Cultural Diary 22/10/10

October 22, 2010

Gideon Osborne will be pleased with Wayne Rooney‘s timing. Wazza has taken the attention of a considerable part of the nation off the forthcoming wave of spending cuts. Rooney’s bizarre U-turn is the sort of media sideshow that will temporarily take at least some of the heat off the Coalition.

Can the fans forgive Rooney? Can Fergie ever genuinely forgive him? Will his form suddenly recover once he gets back from his ankle injury?

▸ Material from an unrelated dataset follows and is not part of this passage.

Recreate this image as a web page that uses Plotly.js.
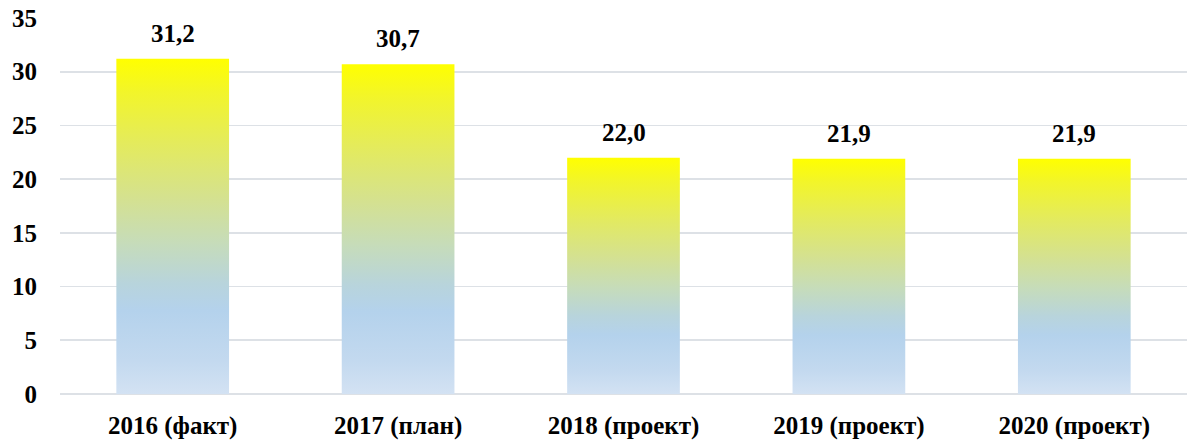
<!DOCTYPE html>
<html>
<head>
<meta charset="utf-8">
<script src="https://cdn.plot.ly/plotly-3.0.1.min.js"></script>
<style>
  html, body { margin: 0; padding: 0; background: #fff; overflow: hidden; }
  #plot { width: 1187px; height: 444px; }
</style>
</head>
<body>
<div id="plot"></div>
<script>
// categories and values
var years = ["2016 (факт)", "2017 (план)", "2018 (проект)", "2019 (проект)", "2020 (проект)"];
var amounts = [31.2, 30.7, 22.0, 21.9, 21.9];
var yTicks = [0, 5, 10, 15, 20, 25, 30, 35];

var serif = "'Liberation Serif', 'Times New Roman', serif";
var fs = 25;

var trace = {
  x: years,
  y: amounts,
  type: "bar",
  marker: { color: "#B4D2EC", line: { width: 0 } },
  hoverinfo: "none"
};

// value labels above each bar, decimal comma
var notes = years.map(function (c, i) {
  return {
    x: c,
    y: amounts[i],
    text: amounts[i].toFixed(1).replace(".", ","),
    showarrow: false,
    yanchor: "bottom",
    yshift: 10,
    font: { family: serif, size: fs, color: "#000", weight: "bold" }
  };
});

var layout = {
  width: 1187,
  height: 444,
  margin: { l: 60, r: 0, t: 18, b: 50 },
  paper_bgcolor: "#fff",
  plot_bgcolor: "#fff",
  showlegend: false,
  bargap: 0.5,
  font: { family: serif, size: fs, color: "#000" },
  xaxis: {
    type: "category",
    tickfont: { family: serif, size: fs, color: "#000", weight: "bold" },
    ticklabelstandoff: 14,
    showgrid: false,
    showline: false
  },
  yaxis: {
    range: [0, 35],
    tickvals: yTicks,
    ticktext: yTicks.map(String),
    tickfont: { family: serif, size: fs, color: "#000", weight: "bold" },
    ticklabelstandoff: 22,
    showgrid: true,
    gridcolor: "#DDE1E6",
    gridwidth: 1.6,
    zeroline: true,
    zerolinecolor: "#DDE1E6",
    zerolinewidth: 2,
    showline: false
  },
  annotations: notes
};

Plotly.newPlot("plot", [trace], layout, { staticPlot: true }).then(function (gd) {
  // vertical gradient fill for the bars (light blue bottom -> yellow top)
  var ns = "http://www.w3.org/2000/svg";
  var svg = gd.querySelector("svg.main-svg");
  var defs = svg.querySelector("defs") || svg.insertBefore(document.createElementNS(ns, "defs"), svg.firstChild);
  var grad = document.createElementNS(ns, "linearGradient");
  grad.setAttribute("id", "barGrad");
  grad.setAttribute("x1", "0"); grad.setAttribute("y1", "1");
  grad.setAttribute("x2", "0"); grad.setAttribute("y2", "0");
  var stops = [
    [0, "#D3E2F3"], [0.1, "#C3D9EF"], [0.25, "#B4D2EC"], [0.33, "#B8D4DC"],
    [0.45, "#C6DCBA"], [0.58, "#D4E191"], [0.75, "#E4EB5C"], [0.9, "#F2F52A"], [1, "#FFFF00"]
  ];
  stops.forEach(function (s) {
    var st = document.createElementNS(ns, "stop");
    st.setAttribute("offset", s[0]);
    st.setAttribute("stop-color", s[1]);
    grad.appendChild(st);
  });
  defs.appendChild(grad);
  gd.querySelectorAll(".barlayer .point path").forEach(function (p) {
    p.style.fill = "url(#barGrad)";
  });
});
</script>
</body>
</html>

Went to see the Robin Ince Bad Books Show last night – not bad.  Ince is an old-skool leftie, kind of like a teetotal MJ Hibbett, but with a stack of awful paperbacks instead of an acoustic. He gave over a fair portion of the show to lecturing the assembled students about the dangers of right-wing thinking (he equates the left with ‘compassion’). In the end though, he did get to reading out sections of paperbacks that would otherwise have remained in the dustbin of history for good. Giant Killer Crabs, Sex Is Not Compulsory and classic Mills & Boon all got an airing, amidst the political rants and anecdotes about his toddler son, Archie. Sadly, the book that I suspect started the whole thing, The Secrets of Picking Up Sexy Girls, has been lost – but of course, Ince knows it well enough to recite chapter and verse from it anyway (and jolly disturbing it is too).

The other neat thing about the idea from Ince’s perspective is that it is self-sustaining. Fans approach him to hand over hilariously bad books they have discovered mouldering in their local charity shop and so provide the comic with more potential material. I would love him to do a documentary about these dreadful books, preferably featuring an interview with the author of the giant killer crab series….

Definitely had one too many last night, despite my better half’s warnings.